Stated task — Pull out exactly the lines from the line containing "Reproduce this chart with Apache ECharts." to the line containing "var axisArrow = 'path://M0,20", both lines included, with pictures removed from the copy.

* * * * *

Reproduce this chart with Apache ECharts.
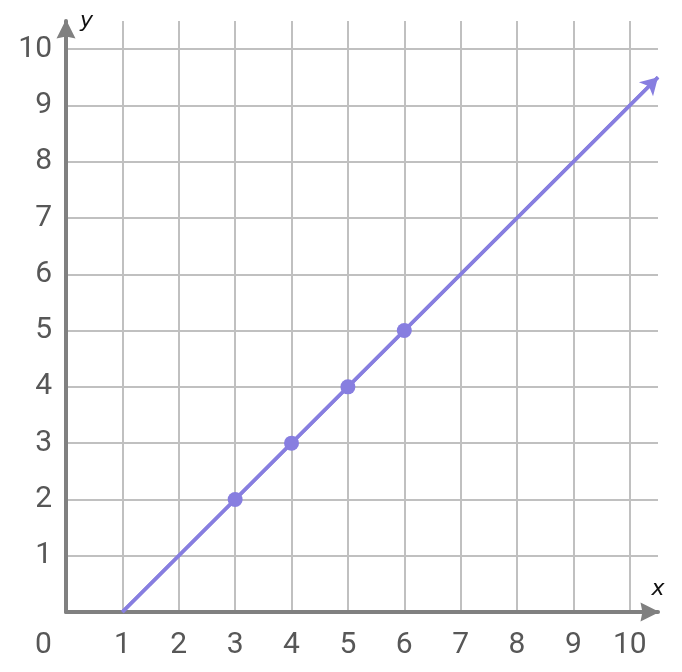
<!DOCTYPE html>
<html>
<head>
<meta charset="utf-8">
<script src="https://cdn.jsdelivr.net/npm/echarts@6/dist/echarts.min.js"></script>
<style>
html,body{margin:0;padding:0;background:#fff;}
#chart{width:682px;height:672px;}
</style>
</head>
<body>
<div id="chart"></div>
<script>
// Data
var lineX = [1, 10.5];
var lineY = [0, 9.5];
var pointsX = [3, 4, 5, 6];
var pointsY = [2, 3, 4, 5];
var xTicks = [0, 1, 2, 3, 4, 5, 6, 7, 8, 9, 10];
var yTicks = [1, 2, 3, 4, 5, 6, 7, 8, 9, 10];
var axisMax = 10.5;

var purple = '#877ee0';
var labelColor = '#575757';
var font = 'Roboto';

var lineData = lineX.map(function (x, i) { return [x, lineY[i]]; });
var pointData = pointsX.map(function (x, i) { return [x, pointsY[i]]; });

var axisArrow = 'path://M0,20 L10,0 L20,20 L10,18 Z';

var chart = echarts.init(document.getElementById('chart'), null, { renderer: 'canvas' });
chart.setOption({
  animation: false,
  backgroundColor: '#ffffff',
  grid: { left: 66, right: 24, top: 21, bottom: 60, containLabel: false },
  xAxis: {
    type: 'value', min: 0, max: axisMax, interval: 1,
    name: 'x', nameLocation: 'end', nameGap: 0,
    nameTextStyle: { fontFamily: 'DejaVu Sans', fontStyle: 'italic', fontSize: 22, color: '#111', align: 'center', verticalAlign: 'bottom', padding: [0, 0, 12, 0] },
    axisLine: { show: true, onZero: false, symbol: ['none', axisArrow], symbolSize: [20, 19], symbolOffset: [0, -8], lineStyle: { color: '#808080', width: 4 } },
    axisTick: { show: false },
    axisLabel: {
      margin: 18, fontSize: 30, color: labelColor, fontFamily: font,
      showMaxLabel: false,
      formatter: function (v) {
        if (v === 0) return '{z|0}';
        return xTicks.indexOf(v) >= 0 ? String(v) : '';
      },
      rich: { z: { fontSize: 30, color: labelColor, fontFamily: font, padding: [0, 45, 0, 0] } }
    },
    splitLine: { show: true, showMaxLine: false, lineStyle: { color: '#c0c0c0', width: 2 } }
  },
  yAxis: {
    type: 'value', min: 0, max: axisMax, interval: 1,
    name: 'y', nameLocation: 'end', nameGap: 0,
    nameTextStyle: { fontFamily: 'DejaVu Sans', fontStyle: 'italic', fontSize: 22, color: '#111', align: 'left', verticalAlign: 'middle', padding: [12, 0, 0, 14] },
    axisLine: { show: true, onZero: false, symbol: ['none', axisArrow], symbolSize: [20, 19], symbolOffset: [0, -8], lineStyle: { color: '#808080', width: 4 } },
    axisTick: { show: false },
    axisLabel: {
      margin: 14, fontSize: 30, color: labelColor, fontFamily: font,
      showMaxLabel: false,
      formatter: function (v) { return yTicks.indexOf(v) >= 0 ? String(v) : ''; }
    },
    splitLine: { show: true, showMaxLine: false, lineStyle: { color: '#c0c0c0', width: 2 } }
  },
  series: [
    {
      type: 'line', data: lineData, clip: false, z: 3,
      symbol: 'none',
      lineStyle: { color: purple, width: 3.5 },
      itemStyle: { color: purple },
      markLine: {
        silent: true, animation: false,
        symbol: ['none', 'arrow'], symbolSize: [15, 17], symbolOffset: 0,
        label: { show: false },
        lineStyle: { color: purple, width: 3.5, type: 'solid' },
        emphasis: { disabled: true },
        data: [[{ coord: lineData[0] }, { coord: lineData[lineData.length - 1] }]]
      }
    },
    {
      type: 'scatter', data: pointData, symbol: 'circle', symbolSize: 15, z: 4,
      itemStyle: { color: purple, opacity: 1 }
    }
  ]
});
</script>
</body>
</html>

* * * * *

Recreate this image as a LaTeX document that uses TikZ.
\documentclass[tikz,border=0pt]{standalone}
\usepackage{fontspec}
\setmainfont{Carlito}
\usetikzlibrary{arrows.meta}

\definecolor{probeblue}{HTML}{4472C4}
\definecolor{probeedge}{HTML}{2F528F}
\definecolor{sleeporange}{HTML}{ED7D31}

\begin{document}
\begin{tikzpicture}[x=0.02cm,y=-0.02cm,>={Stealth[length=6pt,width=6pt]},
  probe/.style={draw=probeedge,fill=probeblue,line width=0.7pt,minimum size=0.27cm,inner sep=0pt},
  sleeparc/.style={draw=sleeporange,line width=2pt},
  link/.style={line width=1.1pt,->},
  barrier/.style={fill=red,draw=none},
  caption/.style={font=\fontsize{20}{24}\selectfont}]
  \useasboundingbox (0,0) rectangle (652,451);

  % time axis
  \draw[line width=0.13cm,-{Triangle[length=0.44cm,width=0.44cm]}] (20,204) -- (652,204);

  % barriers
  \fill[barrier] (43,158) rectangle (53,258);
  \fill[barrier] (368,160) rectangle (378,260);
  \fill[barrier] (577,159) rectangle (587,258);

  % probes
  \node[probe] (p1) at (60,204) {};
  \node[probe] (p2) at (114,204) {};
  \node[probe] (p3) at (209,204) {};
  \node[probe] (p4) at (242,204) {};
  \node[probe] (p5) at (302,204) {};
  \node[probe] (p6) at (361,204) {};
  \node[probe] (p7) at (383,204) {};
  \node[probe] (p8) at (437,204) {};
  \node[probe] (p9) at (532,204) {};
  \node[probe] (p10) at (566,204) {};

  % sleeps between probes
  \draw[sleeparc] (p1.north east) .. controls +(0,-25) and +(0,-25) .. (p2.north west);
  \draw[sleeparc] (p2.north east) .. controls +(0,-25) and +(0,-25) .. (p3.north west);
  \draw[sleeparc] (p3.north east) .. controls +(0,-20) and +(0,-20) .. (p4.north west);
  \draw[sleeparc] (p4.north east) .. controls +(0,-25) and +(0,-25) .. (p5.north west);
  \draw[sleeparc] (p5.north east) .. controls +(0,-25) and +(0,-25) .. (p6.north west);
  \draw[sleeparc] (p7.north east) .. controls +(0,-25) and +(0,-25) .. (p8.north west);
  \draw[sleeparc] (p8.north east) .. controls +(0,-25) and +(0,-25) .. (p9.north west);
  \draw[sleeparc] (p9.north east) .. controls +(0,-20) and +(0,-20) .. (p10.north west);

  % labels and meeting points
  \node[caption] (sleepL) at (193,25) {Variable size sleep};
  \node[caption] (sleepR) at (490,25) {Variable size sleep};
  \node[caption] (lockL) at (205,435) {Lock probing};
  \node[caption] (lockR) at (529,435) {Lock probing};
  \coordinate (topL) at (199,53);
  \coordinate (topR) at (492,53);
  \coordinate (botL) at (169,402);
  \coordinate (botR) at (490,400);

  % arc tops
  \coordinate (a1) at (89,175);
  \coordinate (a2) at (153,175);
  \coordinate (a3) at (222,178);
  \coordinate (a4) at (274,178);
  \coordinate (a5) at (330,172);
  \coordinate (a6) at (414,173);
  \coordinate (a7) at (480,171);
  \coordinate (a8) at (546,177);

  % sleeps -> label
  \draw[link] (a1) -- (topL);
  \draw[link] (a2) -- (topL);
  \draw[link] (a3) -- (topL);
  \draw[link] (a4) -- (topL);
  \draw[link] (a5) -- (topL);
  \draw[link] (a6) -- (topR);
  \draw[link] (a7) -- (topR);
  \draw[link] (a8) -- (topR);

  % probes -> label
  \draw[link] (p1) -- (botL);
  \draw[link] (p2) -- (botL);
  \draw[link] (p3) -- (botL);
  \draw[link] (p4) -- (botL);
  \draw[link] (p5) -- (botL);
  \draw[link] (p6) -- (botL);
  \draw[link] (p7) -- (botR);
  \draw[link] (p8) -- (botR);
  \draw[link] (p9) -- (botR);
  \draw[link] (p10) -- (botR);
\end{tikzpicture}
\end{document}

* * * * *

Reply —
Reproduce this chart with Apache ECharts.
<!DOCTYPE html>
<html>
<head>
<meta charset="utf-8">
<script src="https://cdn.jsdelivr.net/npm/echarts@6/dist/echarts.min.js"></script>
<style>
html,body{margin:0;padding:0;background:#fff;}
#chart{width:682px;height:672px;}
</style>
</head>
<body>
<div id="chart"></div>
<script>
// Data
var lineX = [1, 10.5];
var lineY = [0, 9.5];
var pointsX = [3, 4, 5, 6];
var pointsY = [2, 3, 4, 5];
var xTicks = [0, 1, 2, 3, 4, 5, 6, 7, 8, 9, 10];
var yTicks = [1, 2, 3, 4, 5, 6, 7, 8, 9, 10];
var axisMax = 10.5;

var purple = '#877ee0';
var labelColor = '#575757';
var font = 'Roboto';

var lineData = lineX.map(function (x, i) { return [x, lineY[i]]; });
var pointData = pointsX.map(function (x, i) { return [x, pointsY[i]]; });

var axisArrow = 'path://M0,20 L10,0 L20,20 L10,18 Z';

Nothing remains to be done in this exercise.